---------- GIVEN MATERIAL

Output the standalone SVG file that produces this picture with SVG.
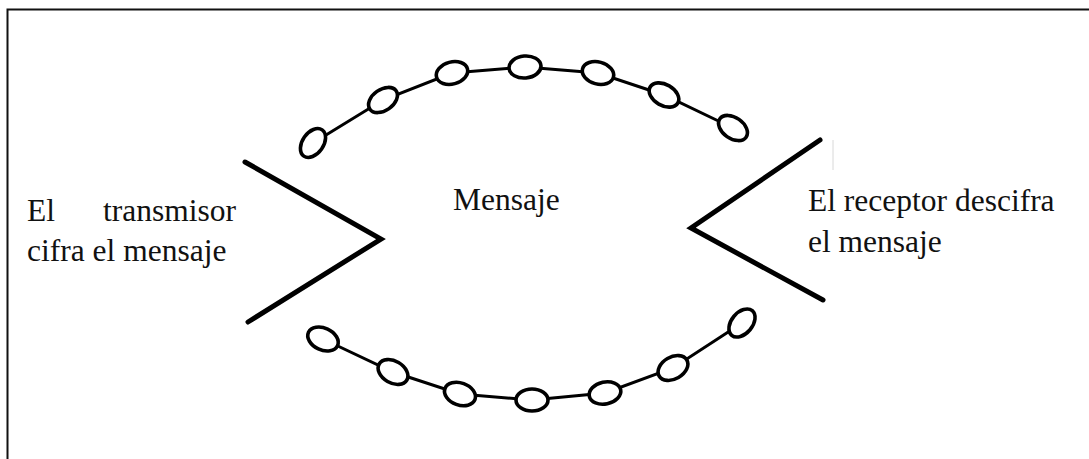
<svg xmlns="http://www.w3.org/2000/svg" width="1089" height="459" viewBox="0 0 1089 459">
  <style>
    .txt { font-family: "Liberation Serif", "Times New Roman", serif; font-size: 31.5px; fill: #111; }
    .chev { fill: none; stroke: #000; stroke-width: 5; stroke-linecap: round; stroke-linejoin: miter; }
    .link { fill: none; stroke: #000; stroke-width: 3; }
    .bead { fill: #fff; stroke: #000; stroke-width: 3.6; }
    .frame { fill: none; stroke: #111; stroke-width: 2; }
  </style>
  <rect width="1089" height="459" fill="#fff"/>
  <g id="frame">
    <polyline class="frame" points="7.5,459 7.5,9.5 1089,9.5"/>
    <line x1="833" y1="140" x2="833" y2="170" stroke="#d8d8d8" stroke-width="1"/>
  </g>

  <g id="connectors">
    <polyline class="link" points="313,143 383,100 452,73 525,67 598,73 664,95 733,128"/>
    <polyline class="link" points="323,339 393,372 460,394 532,400 605,393 673,368 742,323"/>
  </g>

  <g id="transmisor">
    <polyline class="chev" points="245,162 381,239 248,322"/>
    <text class="txt" x="27" y="221">El</text>
    <text class="txt" x="236" y="221" text-anchor="end">transmisor</text>
    <text class="txt" x="27" y="261">cifra el mensaje</text>
  </g>

  <g id="receptor">
    <polyline class="chev" points="820,140 691,228 823,300"/>
    <text class="txt" x="808" y="211">El receptor descifra</text>
    <text class="txt" x="808" y="252">el mensaje</text>
  </g>

  <g id="mensaje">
    <text class="txt" x="453" y="210">Mensaje</text>
  </g>

  <g id="cadena-superior">
    <ellipse class="bead" cx="313" cy="143" rx="16" ry="10.5" transform="rotate(-55 313 143)"/>
    <ellipse class="bead" cx="383" cy="100" rx="16" ry="10.5" transform="rotate(-35 383 100)"/>
    <ellipse class="bead" cx="452" cy="73" rx="16" ry="11" transform="rotate(-15 452 73)"/>
    <ellipse class="bead" cx="525" cy="67" rx="16" ry="11" transform="rotate(-5 525 67)"/>
    <ellipse class="bead" cx="598" cy="73" rx="16" ry="11" transform="rotate(15 598 73)"/>
    <ellipse class="bead" cx="664" cy="95" rx="16" ry="10.5" transform="rotate(30 664 95)"/>
    <ellipse class="bead" cx="733" cy="128" rx="16" ry="10.5" transform="rotate(35 733 128)"/>
  </g>

  <g id="cadena-inferior">
    <ellipse class="bead" cx="323" cy="339" rx="16" ry="11" transform="rotate(25 323 339)"/>
    <ellipse class="bead" cx="393" cy="372" rx="16" ry="11" transform="rotate(30 393 372)"/>
    <ellipse class="bead" cx="460" cy="394" rx="16" ry="11" transform="rotate(20 460 394)"/>
    <ellipse class="bead" cx="532" cy="400" rx="16" ry="11" transform="rotate(0 532 400)"/>
    <ellipse class="bead" cx="605" cy="393" rx="16" ry="11" transform="rotate(-12 605 393)"/>
    <ellipse class="bead" cx="673" cy="368" rx="16" ry="11" transform="rotate(-30 673 368)"/>
    <ellipse class="bead" cx="742" cy="323" rx="16" ry="10.5" transform="rotate(-50 742 323)"/>
  </g>
</svg>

--------------------

**WORK REQUIRED**
Pictures excluded, quote all the data above exactly.

**TASK RESULT**
Output the standalone SVG file that produces this picture with SVG.
<svg xmlns="http://www.w3.org/2000/svg" width="1089" height="459" viewBox="0 0 1089 459">
  <style>
    .txt { font-family: "Liberation Serif", "Times New Roman", serif; font-size: 31.5px; fill: #111; }
    .chev { fill: none; stroke: #000; stroke-width: 5; stroke-linecap: round; stroke-linejoin: miter; }
    .link { fill: none; stroke: #000; stroke-width: 3; }
    .bead { fill: #fff; stroke: #000; stroke-width: 3.6; }
    .frame { fill: none; stroke: #111; stroke-width: 2; }
  </style>
  <rect width="1089" height="459" fill="#fff"/>
  <g id="frame">
    <polyline class="frame" points="7.5,459 7.5,9.5 1089,9.5"/>
    <line x1="833" y1="140" x2="833" y2="170" stroke="#d8d8d8" stroke-width="1"/>
  </g>

  <g id="connectors">
    <polyline class="link" points="313,143 383,100 452,73 525,67 598,73 664,95 733,128"/>
    <polyline class="link" points="323,339 393,372 460,394 532,400 605,393 673,368 742,323"/>
  </g>

  <g id="transmisor">
    <polyline class="chev" points="245,162 381,239 248,322"/>
    <text class="txt" x="27" y="221">El</text>
    <text class="txt" x="236" y="221" text-anchor="end">transmisor</text>
    <text class="txt" x="27" y="261">cifra el mensaje</text>
  </g>

  <g id="receptor">
    <polyline class="chev" points="820,140 691,228 823,300"/>
    <text class="txt" x="808" y="211">El receptor descifra</text>
    <text class="txt" x="808" y="252">el mensaje</text>
  </g>

  <g id="mensaje">
    <text class="txt" x="453" y="210">Mensaje</text>
  </g>

  <g id="cadena-superior">
    <ellipse class="bead" cx="313" cy="143" rx="16" ry="10.5" transform="rotate(-55 313 143)"/>
    <ellipse class="bead" cx="383" cy="100" rx="16" ry="10.5" transform="rotate(-35 383 100)"/>
    <ellipse class="bead" cx="452" cy="73" rx="16" ry="11" transform="rotate(-15 452 73)"/>
    <ellipse class="bead" cx="525" cy="67" rx="16" ry="11" transform="rotate(-5 525 67)"/>
    <ellipse class="bead" cx="598" cy="73" rx="16" ry="11" transform="rotate(15 598 73)"/>
    <ellipse class="bead" cx="664" cy="95" rx="16" ry="10.5" transform="rotate(30 664 95)"/>
    <ellipse class="bead" cx="733" cy="128" rx="16" ry="10.5" transform="rotate(35 733 128)"/>
  </g>

  <g id="cadena-inferior">
    <ellipse class="bead" cx="323" cy="339" rx="16" ry="11" transform="rotate(25 323 339)"/>
    <ellipse class="bead" cx="393" cy="372" rx="16" ry="11" transform="rotate(30 393 372)"/>
    <ellipse class="bead" cx="460" cy="394" rx="16" ry="11" transform="rotate(20 460 394)"/>
    <ellipse class="bead" cx="532" cy="400" rx="16" ry="11" transform="rotate(0 532 400)"/>
    <ellipse class="bead" cx="605" cy="393" rx="16" ry="11" transform="rotate(-12 605 393)"/>
    <ellipse class="bead" cx="673" cy="368" rx="16" ry="11" transform="rotate(-30 673 368)"/>
    <ellipse class="bead" cx="742" cy="323" rx="16" ry="10.5" transform="rotate(-50 742 323)"/>
  </g>
</svg>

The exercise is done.